CPM pricing is very popular among larger publishers, however, it’s decreasing in popularity among the publishers of regional magazines and smaller websites, including hyperlocal news sites, because this method to price local advertising is just not predictable.

In order to sustain continued business growth, publishers need a predictable and sustainable stream of revenue. It’s tough to make payroll and meet all the other financial demands that come with being a small business owner when revenue is built on impressions and page views, both of which can be out of the publisher’s control.
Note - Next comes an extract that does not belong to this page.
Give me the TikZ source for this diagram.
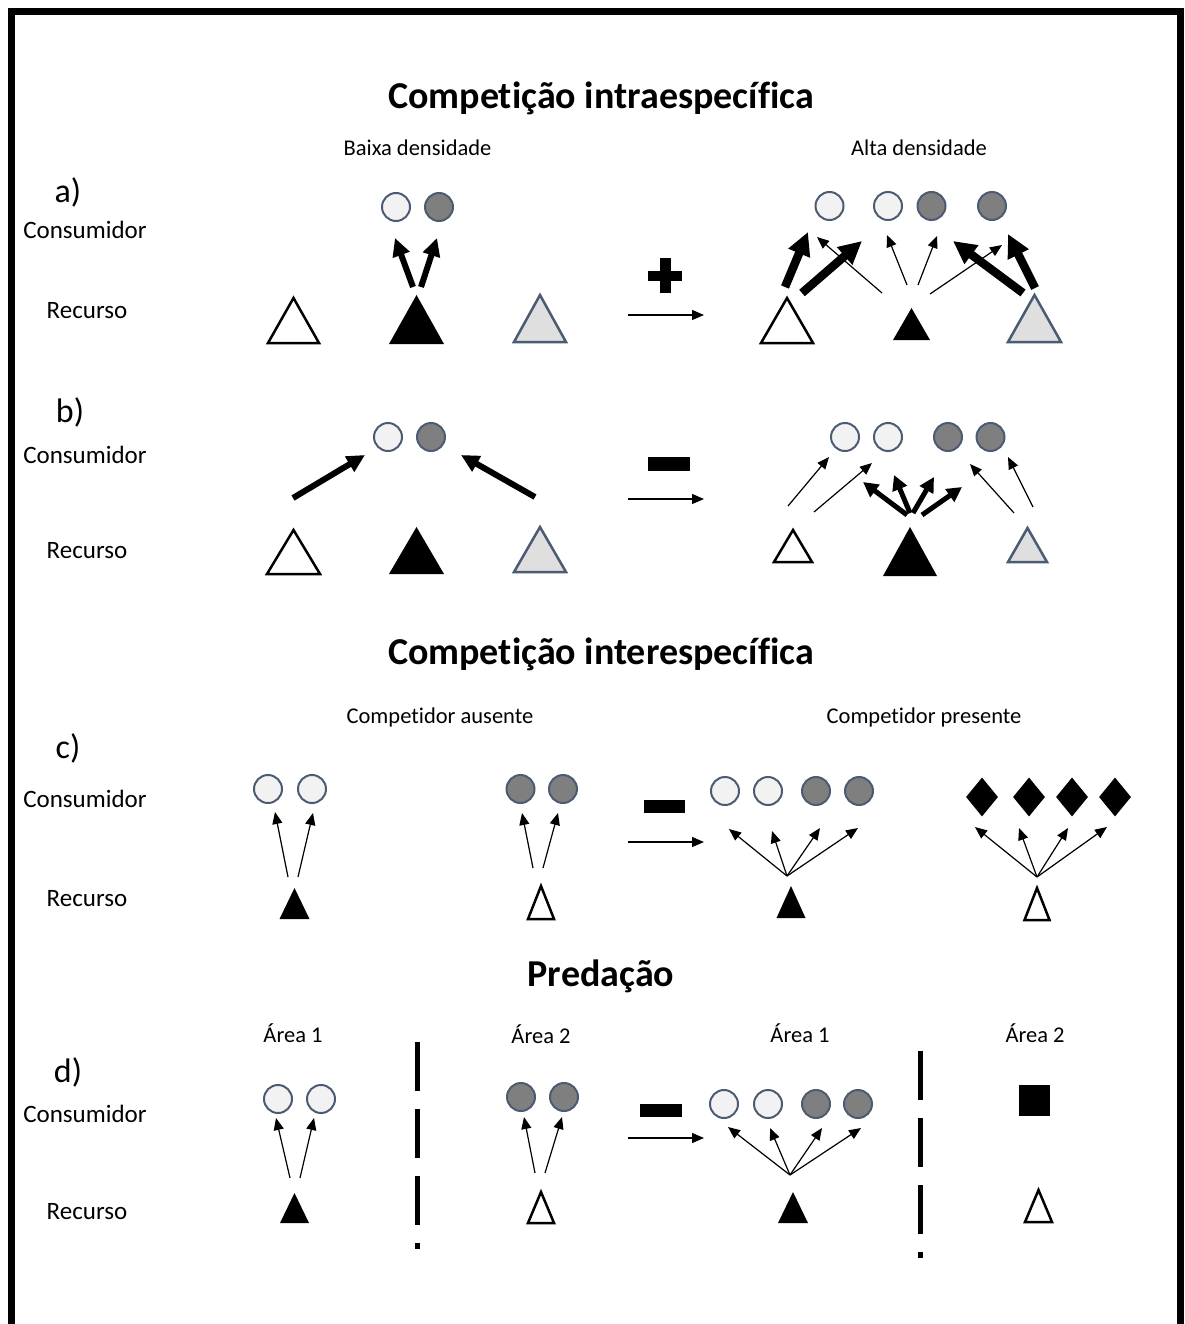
\documentclass[tikz,border=0pt]{standalone}
\usepackage{fontspec}
\setmainfont{Carlito}[Ligatures=CommonOff]
\usetikzlibrary{arrows.meta,shapes.geometric,positioning}

\definecolor{rim}{HTML}{4A5B72}
\definecolor{pale}{HTML}{F2F2F2}
\definecolor{shade}{HTML}{7F7F7F}
\definecolor{ash}{HTML}{DFDFDF}

\begin{document}
\begin{tikzpicture}[x=1pt, y=-1pt,
                    heading/.style={font=\fontsize{38}{44}\selectfont\bfseries},
                    sub/.style={font=\fontsize{22.5}{27}\selectfont},
                    lvl/.style={font=\fontsize{25}{30}\selectfont},
                    tag/.style={font=\fontsize{34}{40}\selectfont},
                    cons/.style={circle, draw=rim, line width=2pt, minimum size=28pt, inner sep=0pt},
                    lightc/.style={cons, fill=pale},
                    darkc/.style={cons, fill=shade},
                    res/.style={isosceles triangle, isosceles triangle stretches, rotate=90,
                                anchor=apex, inner sep=0pt, outer sep=0pt},
                    tri/.style 2 args={minimum width=#1pt, minimum height=#2pt},
                    whiter/.style={res, draw=black, fill=white, line width=2.5pt},
                    blackr/.style={res, fill=black},
                    greyr/.style={res, draw=rim, fill=ash, line width=2.5pt},
                    thin arr/.style={-{Triangle[length=12pt, width=10pt]}, line width=1.2pt},
                    thick arr/.style={-{Triangle[length=18pt, width=17pt]}, line width=6pt},
                    mid arr/.style={-{Triangle[length=15pt, width=15pt]}, line width=5pt},
                    heavy arr/.style={-{Triangle[length=23pt, width=22pt]}, line width=8.5pt},
                    sign/.style={fill=black, inner sep=0pt, minimum width=42pt, minimum height=14pt},
                    fence/.style={line width=5pt, dash pattern=on 49pt off 18pt}]
    \useasboundingbox (0,0) rectangle (1184,1324);
    \draw[line width=7pt] (11,1330) -- (11,11.5) -- (1180.5,11.5) -- (1180.5,1330);

    % titles and row labels
    \node[heading] (intra) at (601,98) {Competição intraespecífica};
    \node[sub] (baixa) at (417.5,148) {Baixa densidade};
    \node[sub] (alta) at (919,148) {Alta densidade};
    \node[tag] (la) at (68,192) {a)};
    \node[lvl] (consA) at (85,230) {Consumidor};
    \node[lvl] (recA) at (87,311) {Recurso};
    \node[tag] (lb) at (70,412) {b)};
    \node[lvl] (consB) at (85,455) {Consumidor};
    \node[lvl] (recB) at (87,551) {Recurso};
    \node[heading] (inter) at (601,654) {Competição interespecífica};
    \node[sub] (ausente) at (440,717) {Competidor ausente};
    \node[sub] (presente) at (924,717) {Competidor presente};
    \node[tag] (lc) at (68,748) {c)};
    \node[lvl] (consC) at (85,799) {Consumidor};
    \node[lvl] (recC) at (87,899) {Recurso};
    \node[heading] (pred) at (601,976) {Predação};
    \node[sub] (areaL1) at (293,1033) {Área 1};
    \node[sub] (areaL2) at (541,1034) {Área 2};
    \node[sub] (areaR1) at (800,1033) {Área 1};
    \node[sub] (areaR2) at (1035,1033) {Área 2};
    \node[tag] (ld) at (68,1072) {d)};
    \node[lvl] (consD) at (85,1114) {Consumidor};
    \node[lvl] (recD) at (87,1212) {Recurso};

    % consumers
    \node[lightc] (ca1) at (396,207) {};
    \node[darkc]  (ca2) at (439,207) {};
    \node[lightc] (ca3) at (829.5,206) {};
    \node[lightc] (ca4) at (888,206) {};
    \node[darkc]  (ca5) at (931.5,206) {};
    \node[darkc]  (ca6) at (992,206) {};
    \node[lightc] (cb1) at (388,437) {};
    \node[darkc]  (cb2) at (431,437) {};
    \node[lightc] (cb3) at (845,437) {};
    \node[lightc] (cb4) at (888,437) {};
    \node[darkc]  (cb5) at (948,437) {};
    \node[darkc]  (cb6) at (990.5,437) {};
    \node[lightc] (cc1) at (268,789) {};
    \node[lightc] (cc2) at (312,789) {};
    \node[darkc]  (cc3) at (520.5,789) {};
    \node[darkc]  (cc4) at (563,789) {};
    \node[lightc] (cc5) at (725,791) {};
    \node[lightc] (cc6) at (768,791) {};
    \node[darkc]  (cc7) at (816,791) {};
    \node[darkc]  (cc8) at (859,791) {};
    \foreach \i/\x in {1/982, 2/1029, 3/1072, 4/1115}
        \node[diamond, fill=black, inner sep=0pt, minimum width=32pt, minimum height=39pt] (rival\i) at (\x,797) {};
    \node[lightc] (cd1) at (278,1099) {};
    \node[lightc] (cd2) at (321,1099) {};
    \node[darkc]  (cd3) at (521,1097) {};
    \node[darkc]  (cd4) at (564,1097) {};
    \node[lightc] (cd5) at (724,1104) {};
    \node[lightc] (cd6) at (768,1104) {};
    \node[darkc]  (cd7) at (816,1104) {};
    \node[darkc]  (cd8) at (858,1104) {};
    \node[fill=black, inner sep=0pt, minimum size=31pt] (predador) at (1034,1100) {};

    % resources (placed by apex)
    \node[whiter, tri={51}{45}] (ta1) at (293.5,298) {};
    \node[blackr, tri={55}{49}] (ta2) at (416.5,295) {};
    \node[greyr,  tri={52}{47}] (ta3) at (540,295) {};
    \node[whiter, tri={52}{45}] (ta4) at (787,298) {};
    \node[blackr, tri={37}{32}] (ta5) at (911.5,308) {};
    \node[greyr,  tri={53}{47}] (ta6) at (1034.5,295) {};
    \node[whiter, tri={53}{44}] (tb1) at (293.5,530) {};
    \node[blackr, tri={55}{47}] (tb2) at (416.5,527) {};
    \node[greyr,  tri={52}{45}] (tb3) at (540,527) {};
    \node[whiter, tri={38}{32}] (tb4) at (793,530) {};
    \node[blackr, tri={54}{49}] (tb5) at (910,527) {};
    \node[greyr,  tri={39}{34}] (tb6) at (1027.5,528) {};
    \node[blackr, tri={30}{31}] (tc1) at (294.5,888) {};
    \node[whiter, tri={26}{33}] (tc2) at (541,886) {};
    \node[blackr, tri={29}{32}] (tc3) at (791,886) {};
    \node[whiter, tri={25}{32}] (tc4) at (1037,888) {};
    \node[blackr, tri={29}{30}] (td1) at (294.5,1193) {};
    \node[whiter, tri={26}{31}] (td2) at (541,1192) {};
    \node[blackr, tri={30}{31}] (td3) at (793,1192) {};
    \node[whiter, tri={27}{32}] (td4) at (1038.5,1190) {};

    % plus / minus and the arrows between the panels
    \draw[line width=10pt] (648,276) -- (682,276);
    \draw[line width=11pt] (665,258) -- (665,293);
    \node[sign] (minusB) at (669,464) {};
    \node[sign, minimum width=41pt, minimum height=13pt] (minusC) at (664,806) {};
    \node[sign, minimum height=13pt] (minusD) at (661,1110) {};
    \foreach \n/\y in {A/315, B/499, C/842, D/1138} {
        \coordinate (go\n) at (628,\y);
        \coordinate (to\n) at (704,\y);
        \draw[thin arr] (go\n) -- (to\n);
    }

    % feeding links
    \foreach \n/\sx/\sy/\tx/\ty in {a1/413/287/395/238, a2/421/287/437/238,
                                    b1/293/498/365/455, b2/535/497/461/455} {
        \coordinate (\n s) at (\sx,\sy);
        \coordinate (\n t) at (\tx,\ty);
        \draw[thick arr] (\n s) -- (\n t);
    }
    \foreach \n/\sx/\sy/\tx/\ty in {a3/785/287/808/232, a4/802/293/862/241,
                                    a5/1023/293/953/241, a6/1035/288/1008/234} {
        \coordinate (\n s) at (\sx,\sy);
        \coordinate (\n t) at (\tx,\ty);
        \draw[heavy arr] (\n s) -- (\n t);
    }
    \foreach \n/\sx/\sy/\tx/\ty in {b3/907/515/863/482, b4/910/513/894/475,
                                    b5/913/513/934/477, b6/922/515/962/487} {
        \coordinate (\n s) at (\sx,\sy);
        \coordinate (\n t) at (\tx,\ty);
        \draw[mid arr] (\n s) -- (\n t);
    }
    \foreach \n/\sx/\sy/\tx/\ty in {a7/882/293/817/237, a8/907/285/887/235,
                                    a9/918/285/937/236, a10/930/294/1002/245,
                                    b7/788/506/829/457, b8/814/512/872/463,
                                    b9/1014/513/970/464, b10/1033/507/1008/457,
                                    c1/288/877/275/812, c2/298/877/313/813,
                                    c3/533/868/522/813, c4/543/868/558/813,
                                    c5/787/876/729/829, c6/787/876/772/831,
                                    c7/787/876/820/828, c8/787/876/858/828,
                                    c9/1037/877/975/827, c10/1037/877/1019/828,
                                    c11/1037/877/1068/828, c12/1037/877/1107/827,
                                    d1/290/1178/276/1118, d2/300/1178/314/1118,
                                    d3/535/1173/524/1117, d4/545/1173/562/1117,
                                    d5/790/1175/728/1127, d6/790/1175/770/1128,
                                    d7/790/1175/822/1128, d8/790/1175/861/1128} {
        \coordinate (\n s) at (\sx,\sy);
        \coordinate (\n t) at (\tx,\ty);
        \draw[thin arr] (\n s) -- (\n t);
    }

    % area boundaries
    \coordinate (wallL top) at (417,1042);
    \coordinate (wallL end) at (417,1249);
    \coordinate (wallR top) at (920,1051);
    \coordinate (wallR end) at (920,1258);
    \draw[fence] (wallL top) -- (wallL end);
    \draw[fence] (wallR top) -- (wallR end);
\end{tikzpicture}
\end{document}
The issues surrounding Facebook’s recent changes to its news feed algorithm have brought concerns over use of the CPM model to price local advertising into the forefront. What happens if Facebook’s adjustments lead to a decrease in referral traffic? Or what if changes in Google’s search results make it harder for readers to land on a publisher’s site? If the publisher is relying on a CPM model to price local advertising and getting paid by advertisers based on the number of impressions, they’re looking at a significant drop in revenue.

Growing concerns over the whims of Silicon Valley giants determining small publishers’ futures have created a renewed interest in flat-rate pricing. Flat-rate has become so popular in the last year that we dove into the topic in our eBook, Ten Advantages: How Magazine and Hyperlocal News Publishers Will Win In the Era of Facebook and Google.

Flat rate pricing is as simple as it sounds. Publishers set their prices—for example, $3,000 per month for a banner ad on the homepage—and advertisers go into each campaign knowing exactly what to expect. Rather than spending their time explaining how much 100,000 impressions will cost at $11 CPM, sales reps can spend their time reaching out to new prospects and following up with any advertisers who are still on the fence.

Benefits of using the flat-rate model to price local advertising include:

  • Easier for advertisers to understand
  • Keeps the focus on value, rather than pricing
  • Allows publishers to build sustainable revenue plans

Small advertisers will still ask what kind of ROI they’re getting from digital campaigns. That’s human nature. But sales reps invariably have an easier time explaining how their advertising packages work when they utilize a flat-rate pricing strategy.

Taking traffic, impressions, and page views out of the picture, sales reps can focus on the value and the brand building that comes along with advertising with a popular publication in the local community. What sales reps can’t deliver in traffic guarantees, they can deliver in prominence and value-add.

Beyond the interactions that sales reps have with advertisers, flat-rate pricing also allows for more accurate and efficient planning for publishers.

Let’s look at how a hyperlocal news publisher could use flat-rate pricing to meet revenue goals.

With a revenue goal of $500,000 and five major website sections, the publisher would need to bring in $100,000 per section, per year, or just over $8,000 per section, per month.

A few ideas for how the publisher could reach those goals:

  • Find five advertisers to sign up for a roadblock for each section at $1,600 per month
  • Sell five sponsored articles each month at $1,000 a piece
  • Charge $2,000 for a wallpaper ad that inserts itself in the full background of a page the day before a special community event

With flat-rate pricing, publishers have complete flexibility over how much they charge, and they can raise or lower pricing based on demand.

Flat-rate pricing also gives publishers a way to re-frame their advertising as brand sponsorships. Non-profits have used this approach with great success for years. Asking local businesses for support, rather than selling paid advertisements, positions the publication as a benefit to the community as a whole.